School students from Northern indigenous peoples are more stress-resistant and self-sufficient
High school students from northern small indigenous peoples are more stress-resistant, want to behave more maturely, and are more motivated and independent compared with their non-indigenous peers, according to research from the University of Tyumen (UTMN).
The research aimed at determining the subjective grounds for the formation of personal preparedness to choose a profession among high school students studying and living in the Arctic. Psychologists and teachers took part in the research, which was held at high schools in Nadym (Yamal-Nenets Autonomous Area) and Tyumen among students aged 14-17.
The control group included 103 high school students: 49 boys and 54 girls. The experimental sample included 16 representatives of the indigenous peoples of the north (6 boys and 10 girls), all Nenets.
During the research, the following indicators of preparedness to choose a profession were assessed:
3) decision making;
5) emotional response.
"High school students from the indigenous peoples of the north are subjectively more resistant to harsh living conditions than non-indigenous students. Of course, preparedness to choose a profession is one such difficult moment," said Galina Kukhterina, senior lecturer at the UTMN Department of Psychology and Children's Pedagogics.
According to Kukhterina, indigenous students' readiness for professional self-determination shows they are more independent and optimistic about choosing their professions than their non-indigenous peers. They tend to see the need to choose a profession more positively.
Several indicators of students' subjective well-being were also assessed:
1) tension and sensibility;
2) signs of psycho-emotional symptoms;
3) mood changes;
4) significance of social environment;
5) health self-assessment;
6) satisfaction with daily activities.
The results show that the general indicators of tension and sensitivity, psycho-emotional symptoms, and satisfaction with daily activities among the indigenous Nenets are lower than those of their peers. At the same time, high school students living in the Arctic regions show higher indicators of mood change, significance of social environment, and health self-assessment.
According to the teachers, all of this may be a result of specific living conditions in a harsh climate and thus the necessity to grow up earlier.
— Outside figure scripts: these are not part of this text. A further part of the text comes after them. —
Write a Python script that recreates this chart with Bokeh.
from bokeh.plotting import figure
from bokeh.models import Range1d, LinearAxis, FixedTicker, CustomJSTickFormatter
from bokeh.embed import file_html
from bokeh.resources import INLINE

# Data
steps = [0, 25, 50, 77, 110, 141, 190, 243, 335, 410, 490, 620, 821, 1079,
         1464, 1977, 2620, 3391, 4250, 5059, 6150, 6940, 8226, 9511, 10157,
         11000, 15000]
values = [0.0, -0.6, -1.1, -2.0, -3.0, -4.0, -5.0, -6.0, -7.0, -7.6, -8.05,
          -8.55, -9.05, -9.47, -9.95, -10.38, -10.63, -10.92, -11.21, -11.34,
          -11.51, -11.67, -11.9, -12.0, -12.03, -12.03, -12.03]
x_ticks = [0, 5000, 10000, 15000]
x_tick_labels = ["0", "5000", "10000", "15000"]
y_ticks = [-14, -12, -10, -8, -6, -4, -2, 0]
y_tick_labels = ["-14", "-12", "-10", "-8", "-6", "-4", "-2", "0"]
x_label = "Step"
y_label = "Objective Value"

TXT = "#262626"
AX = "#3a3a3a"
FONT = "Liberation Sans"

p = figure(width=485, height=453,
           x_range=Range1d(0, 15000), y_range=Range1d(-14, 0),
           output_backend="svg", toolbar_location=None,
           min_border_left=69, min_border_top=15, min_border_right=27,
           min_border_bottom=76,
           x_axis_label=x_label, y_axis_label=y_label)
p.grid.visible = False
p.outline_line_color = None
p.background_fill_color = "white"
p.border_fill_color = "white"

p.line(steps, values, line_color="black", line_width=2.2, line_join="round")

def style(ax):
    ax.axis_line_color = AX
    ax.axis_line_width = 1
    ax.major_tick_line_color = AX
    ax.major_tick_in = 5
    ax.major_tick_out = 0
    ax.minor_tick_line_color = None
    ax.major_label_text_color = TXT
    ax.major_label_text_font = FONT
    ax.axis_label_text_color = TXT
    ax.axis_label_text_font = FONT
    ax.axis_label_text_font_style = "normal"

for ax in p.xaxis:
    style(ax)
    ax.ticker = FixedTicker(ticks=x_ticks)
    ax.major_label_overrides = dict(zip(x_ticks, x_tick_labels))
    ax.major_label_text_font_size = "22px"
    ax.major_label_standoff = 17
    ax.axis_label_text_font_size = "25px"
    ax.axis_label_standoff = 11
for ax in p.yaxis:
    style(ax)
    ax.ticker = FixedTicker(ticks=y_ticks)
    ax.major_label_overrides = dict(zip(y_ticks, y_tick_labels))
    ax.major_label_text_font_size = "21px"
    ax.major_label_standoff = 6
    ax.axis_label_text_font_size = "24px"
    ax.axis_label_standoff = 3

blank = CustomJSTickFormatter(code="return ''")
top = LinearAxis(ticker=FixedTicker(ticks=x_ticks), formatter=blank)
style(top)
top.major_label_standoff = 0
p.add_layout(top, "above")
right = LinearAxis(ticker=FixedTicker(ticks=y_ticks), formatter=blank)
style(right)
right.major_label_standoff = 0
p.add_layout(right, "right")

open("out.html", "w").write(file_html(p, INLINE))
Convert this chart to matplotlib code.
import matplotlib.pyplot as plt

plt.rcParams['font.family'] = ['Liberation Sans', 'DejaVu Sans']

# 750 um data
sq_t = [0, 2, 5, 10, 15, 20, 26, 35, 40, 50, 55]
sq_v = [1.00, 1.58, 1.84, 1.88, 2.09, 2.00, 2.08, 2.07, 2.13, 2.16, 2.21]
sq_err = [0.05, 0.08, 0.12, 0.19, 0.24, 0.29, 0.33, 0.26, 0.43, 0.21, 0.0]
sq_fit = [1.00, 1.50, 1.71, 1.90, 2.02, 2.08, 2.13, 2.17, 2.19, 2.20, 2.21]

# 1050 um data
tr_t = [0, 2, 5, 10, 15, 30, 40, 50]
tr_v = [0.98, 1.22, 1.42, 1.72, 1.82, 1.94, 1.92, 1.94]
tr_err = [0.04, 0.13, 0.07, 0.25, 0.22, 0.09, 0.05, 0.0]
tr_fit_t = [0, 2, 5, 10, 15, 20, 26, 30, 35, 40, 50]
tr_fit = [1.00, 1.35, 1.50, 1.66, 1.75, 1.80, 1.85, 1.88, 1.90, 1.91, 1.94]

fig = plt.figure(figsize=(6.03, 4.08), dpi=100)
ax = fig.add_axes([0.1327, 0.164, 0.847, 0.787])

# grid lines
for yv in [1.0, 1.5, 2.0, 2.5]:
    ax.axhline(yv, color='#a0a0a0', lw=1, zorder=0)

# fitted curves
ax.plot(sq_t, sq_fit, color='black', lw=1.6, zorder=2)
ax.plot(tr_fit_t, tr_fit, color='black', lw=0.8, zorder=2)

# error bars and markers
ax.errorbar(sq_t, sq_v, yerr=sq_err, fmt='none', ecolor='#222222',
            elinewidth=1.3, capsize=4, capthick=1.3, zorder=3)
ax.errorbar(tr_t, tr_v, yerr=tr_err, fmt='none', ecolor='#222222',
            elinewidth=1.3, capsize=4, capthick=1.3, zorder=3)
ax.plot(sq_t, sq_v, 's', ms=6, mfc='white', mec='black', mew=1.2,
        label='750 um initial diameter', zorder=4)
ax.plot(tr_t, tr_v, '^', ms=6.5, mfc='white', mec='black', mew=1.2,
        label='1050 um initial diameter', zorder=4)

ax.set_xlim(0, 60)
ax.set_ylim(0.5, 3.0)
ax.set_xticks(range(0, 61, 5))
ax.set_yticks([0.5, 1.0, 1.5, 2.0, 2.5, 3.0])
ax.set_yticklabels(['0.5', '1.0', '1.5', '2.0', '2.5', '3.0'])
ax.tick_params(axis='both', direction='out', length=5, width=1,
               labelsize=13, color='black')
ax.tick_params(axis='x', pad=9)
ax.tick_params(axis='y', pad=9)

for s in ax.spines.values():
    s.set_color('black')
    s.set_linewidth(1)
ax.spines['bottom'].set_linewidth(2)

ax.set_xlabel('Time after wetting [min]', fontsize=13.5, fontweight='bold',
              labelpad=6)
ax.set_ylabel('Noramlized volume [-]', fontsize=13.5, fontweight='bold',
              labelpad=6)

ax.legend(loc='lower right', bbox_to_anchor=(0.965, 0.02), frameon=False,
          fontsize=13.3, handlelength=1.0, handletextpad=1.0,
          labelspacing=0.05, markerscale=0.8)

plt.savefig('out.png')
"Young representatives of the indigenous peoples of the north are a valuable resource for the development of the Arctic zone, because they are motivated for early professional self-determination while also having survival skills and are better suited to living in extreme climate conditions," said Lyudmila Fedina.
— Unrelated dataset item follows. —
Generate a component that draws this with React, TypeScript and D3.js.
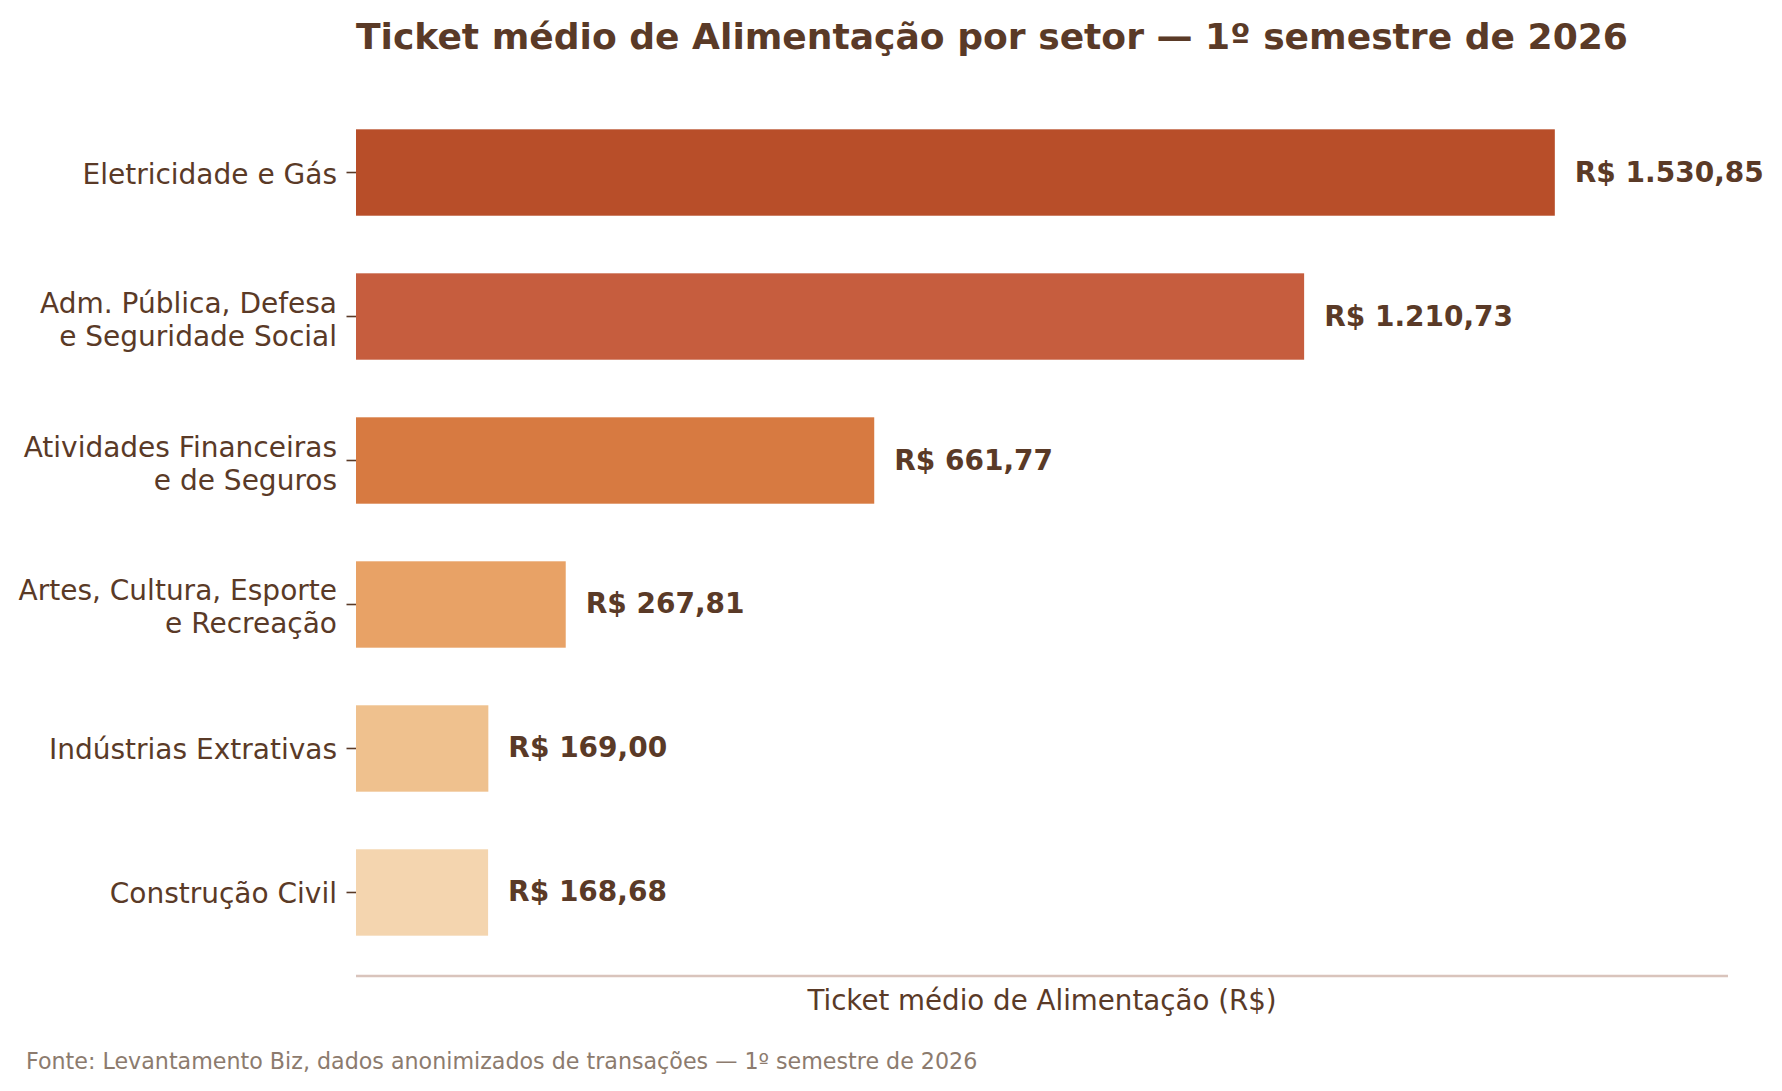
import React from 'react';
import * as d3 from 'd3';

const sectors = [
  ['Eletricidade e Gás'],
  ['Adm. Pública, Defesa', 'e Seguridade Social'],
  ['Atividades Financeiras', 'e de Seguros'],
  ['Artes, Cultura, Esporte', 'e Recreação'],
  ['Indústrias Extrativas'],
  ['Construção Civil'],
];
const tickets = [1530.85, 1210.73, 661.77, 267.81, 169.0, 168.68];
const barColors = ['#b84e29', '#c65d3e', '#d77a41', '#e8a266', '#efc18e', '#f4d5af'];
const xMax = 1752;

const title = 'Ticket médio de Alimentação por setor — 1º semestre de 2026';
const xLabel = 'Ticket médio de Alimentação (R$)';
const source = 'Fonte: Levantamento Biz, dados anonimizados de transações — 1º semestre de 2026';

const width = 1782;
const height = 1091;
const margin = { left: 356, right: 54, top: 89, bottom: 115 };
const textColor = '#5a3a27';
const font = '"DejaVu Sans", sans-serif';

const brl = (v: number) =>
  'R$ ' + v.toLocaleString('pt-BR', { minimumFractionDigits: 2, maximumFractionDigits: 2 });

const App: React.FC = () => {
  const x = d3.scaleLinear().domain([0, xMax]).range([margin.left, width - margin.right]);
  const idx = d3.range(tickets.length);
  // one unit per sector, bars 0.6 tall, small padding at both ends
  const y = d3.scaleLinear()
    .domain([-0.58, tickets.length - 1 + 0.58])
    .range([margin.top, height - margin.bottom]);
  const step = y(1) - y(0);
  const barH = step * 0.6;
  const axisY = height - margin.bottom;

  return (
    <div style={{ position: 'absolute', left: 0, top: 0 }}>
      <svg width={width} height={height} style={{ display: 'block', background: '#fff' }} fontFamily={font}>
        <text x={margin.left} y={49} fontSize={36.1} fontWeight="bold" fill={textColor}>{title}</text>

        {idx.map(i => (
          <rect key={i} x={x(0)} y={y(i) - barH / 2} width={x(tickets[i]) - x(0)} height={barH} fill={barColors[i]} />
        ))}

        {idx.map(i => (
          <g key={'t' + i}>
            <line x1={x(0) - 9.5} x2={x(0)} y1={y(i)} y2={y(i)} stroke={textColor} strokeWidth={1.6} />
            <text textAnchor="end" fontSize={28} fill={textColor}>
              {sectors[i].map((line, j) => (
                <tspan key={j} x={x(0) - 19} y={y(i) + 11 + (j - (sectors[i].length - 1) / 2) * 33 + (sectors[i].length > 1 ? 1.5 : 0)}>{line}</tspan>
              ))}
            </text>
          </g>
        ))}

        {idx.map(i => (
          <text key={'v' + i} x={x(tickets[i]) + 20} y={y(i) + 9} fontSize={28} fontWeight="bold" fill={textColor}>
            {brl(tickets[i])}
          </text>
        ))}

        <line x1={x(0)} x2={x(xMax)} y1={axisY} y2={axisY} stroke="#d9c4bc" strokeWidth={2.5} />
        <text x={(x(0) + x(xMax)) / 2} y={1010} textAnchor="middle" fontSize={27.7} fill={textColor}>{xLabel}</text>
        <text x={26} y={1069} fontSize={22.2} fill="#8c7b6e">{source}</text>
      </svg>
    </div>
  );
};

export default App;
According to the researchers, these data will help enhance the understanding of the influence of relationships between personal characteristics and subjective well-being on preparedness to choose a career by graduates of secondary schools in the Arctic, and they will also build up a more accurate and targeted system of career guidance support for high school students. The state's care about the safety and prosperity of the indigenous peoples of the north also means preparing teenagers and high school students for the conditions of a changing world, whose professional self-determination must be aimed at preserving national identity and ethnic culture.
Sergei Borgoyakov, leading analyst at the Education Development Center of the Russian Academy of Sciences, notes:
"The education system and stronger focus on the psychological and pedagogic accompaniment of these students' social and professional self-determination play an essential role in the implementation of two opposing vectors in the development of these people: ensuring that the young generation can integrate into today's society while forming sound skills for living in an extreme climate, and preserving and developing their original cultural identity."
Detailed research results are published in Education and Science.